さて、これは若き日のブロムシュテットが残した傑作録音だ。このドヴォルザークに関して、私は不満が一切ない。ブロムシュテットはカペレの持つ潜在力を完全に引き出している。きびきびと弾むようなリズム感、色気まで漂う弦楽器がつむぎだすサウンドの麗しさ、木管セクションの艶、光、金管楽器のまろやかながら豪快な音色(涙が出るほどすばらしいホルン軍団!)。そしてティンパニの一撃!(ゾンダーマンか?) 精緻なアンサンブル。どの部分を取っても一級品。ブロムシュテットは、「英雄の生涯」で渋さを極めた演奏をし、ブルックナーの交響曲第7番では輝くばかりのネアカな演奏をしたが、ドボッ8では豪放な演奏をしている。それも力で押しまくるというのではなく、カペレの自主性を重んじながら音楽を前へ前へ進めて行っている。ブロムシュテットが若かったこともあろうが、生気溌剌、豪快で何とも微笑ましい録音である。一人の指揮者がこれほど違った演奏スタイルを持つことが明らかになる点でも非常に興味深い。ブロムシュテットは、見た目はただ真面目そうなおじさんなのだが、とても奥の深い指揮者だと私は思う。このCDは、とてもマイナーだから、聴いたことがない人ばかりだと思うが、もしCDショップで見かけたら迷わずに買うべきだ。第一楽章を聴くだけであなたは熱烈なカペレファンになるだろう。音質も最高。

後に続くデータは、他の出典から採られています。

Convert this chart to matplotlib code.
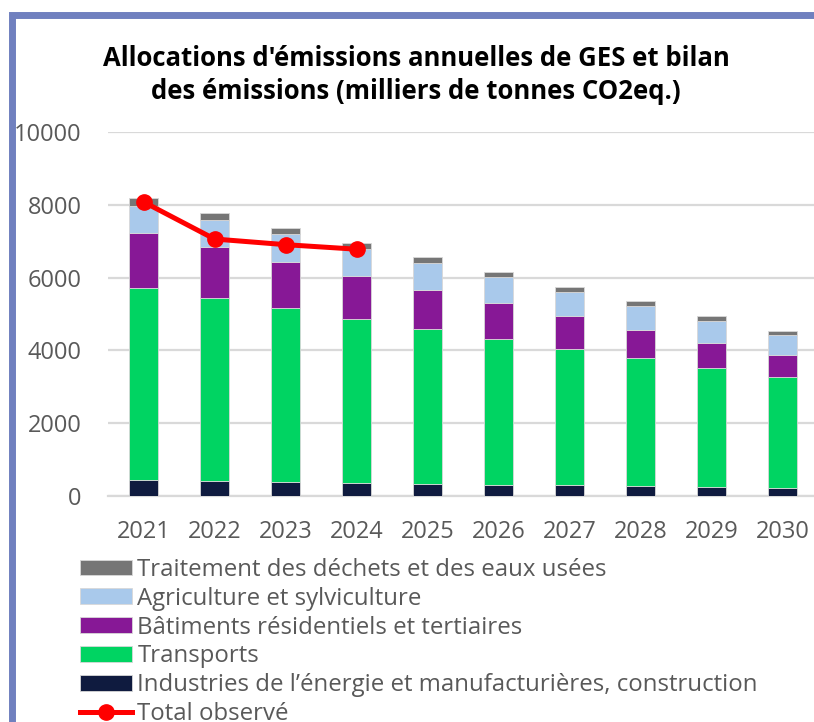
import matplotlib.pyplot as plt
import numpy as np
from matplotlib.patches import Rectangle

# Data (milliers de tonnes CO2eq.)
years = ["2021", "2022", "2023", "2024", "2025", "2026", "2027", "2028", "2029", "2030"]
industries = [440, 410, 385, 360, 340, 310, 295, 265, 250, 230]
transports = [5280, 5030, 4770, 4500, 4240, 4005, 3745, 3515, 3265, 3050]
batiments = [1495, 1390, 1285, 1190, 1080, 995, 895, 790, 695, 585]
agriculture = [760, 750, 750, 745, 750, 700, 675, 650, 605, 555]
dechets = [205, 185, 165, 165, 150, 145, 140, 130, 130, 120]
total_years = ["2021", "2022", "2023", "2024"]
total_observe = [8080, 7060, 6905, 6780]

labels = [
    "Industries de l\u2019énergie et manufacturières, construction",
    "Transports",
    "Bâtiments résidentiels et tertiaires",
    "Agriculture et sylviculture",
    "Traitement des déchets et des eaux usées",
]
colors = ["#0F1B3F", "#00D462", "#871896", "#A9C9EB", "#767676"]

plt.rcParams["font.family"] = ["Open Sans", "DejaVu Sans"]

fig = plt.figure(figsize=(8.14, 7.22), dpi=100)
ax = fig.add_axes([108 / 814, 1 - 496 / 722, 710 / 814, 364 / 722])

x = np.arange(len(years))
bottom = np.zeros(len(years))
handles = []
for vals, col, lab in zip(
    [industries, transports, batiments, agriculture, dechets], colors, labels
):
    b = ax.bar(x, vals, 0.4, bottom=bottom, color=col, label=lab,
               edgecolor="#d8d8d8", linewidth=0.6, zorder=3)
    handles.append(b)
    bottom += np.array(vals)

xt = [years.index(y) for y in total_years]
(line,) = ax.plot(xt, total_observe, color="#FF0000", lw=3.6, marker="o",
                  markersize=11, zorder=4, label="Total observé")

ax.set_xlim(-0.5, len(years) - 0.5)
ax.set_ylim(0, 10000)
ax.set_yticks(np.arange(0, 10001, 2000))
ax.set_xticks(x, years)
ax.yaxis.grid(True, color="#d9d9d9", lw=1.6, zorder=0)
for s in ["left", "right", "top"]:
    ax.spines[s].set_visible(False)
ax.spines["bottom"].set_color("#d9d9d9")
ax.spines["bottom"].set_linewidth(1.6)
ax.tick_params(axis="both", length=0, labelsize=17, labelcolor="#595959")
ax.tick_params(axis="y", pad=19)
ax.tick_params(axis="x", pad=17)

fig.text(416 / 814, 1 - 75 / 722,
         "Allocations d'émissions annuelles de GES et bilan\ndes émissions (milliers de tonnes CO2eq.)",
         ha="center", va="center", fontsize=18.5, fontweight="bold",
         color="black", linespacing=1.32)

leg_handles = handles[::-1] + [line]
leg_labels = labels[::-1] + ["Total observé"]
fig.legend(leg_handles, leg_labels, loc="upper left",
           bbox_to_anchor=(80 / 814, 1 - 558 / 722), frameon=False,
           fontsize=17.3, labelcolor="#595959", handlelength=2.17,
           handleheight=0.63, handletextpad=0.22, labelspacing=0.2,
           borderpad=0, borderaxespad=0)

# cadre
fig.patches.append(Rectangle((11.5 / 814, -0.1), 1.0, 1.1 - 14.5 / 722,
                             transform=fig.transFigure, fill=False,
                             edgecolor="#7080BF", lw=5, clip_on=False))

fig.savefig("out.png", dpi=100)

アナログの味が良く出ている。CD化に当たって自然な音になるように努力したリマスタリングだと思う。
しかし、世の名盤案内にこのCDが掲載されたケースはないような気がする。徳間から国内盤が出ていたから、日本で入手できなかったわけではない。にもかかわらず、ほとんど無視に近い扱いである。そんなことだから、私は名盤ガイドなるものを信用できないのだ。名盤ガイドのランキング上位にはその時々の売れっ子演奏家によるCDが登場するが、どう見てもメジャー指向だから胡散臭い。本当に優れたCDが日の目を見ないのは全く解せない。嘘だと思ったら、ぜひこのCDを買って聴いてみると良い。あなたの愛聴盤になること間違いないと思う。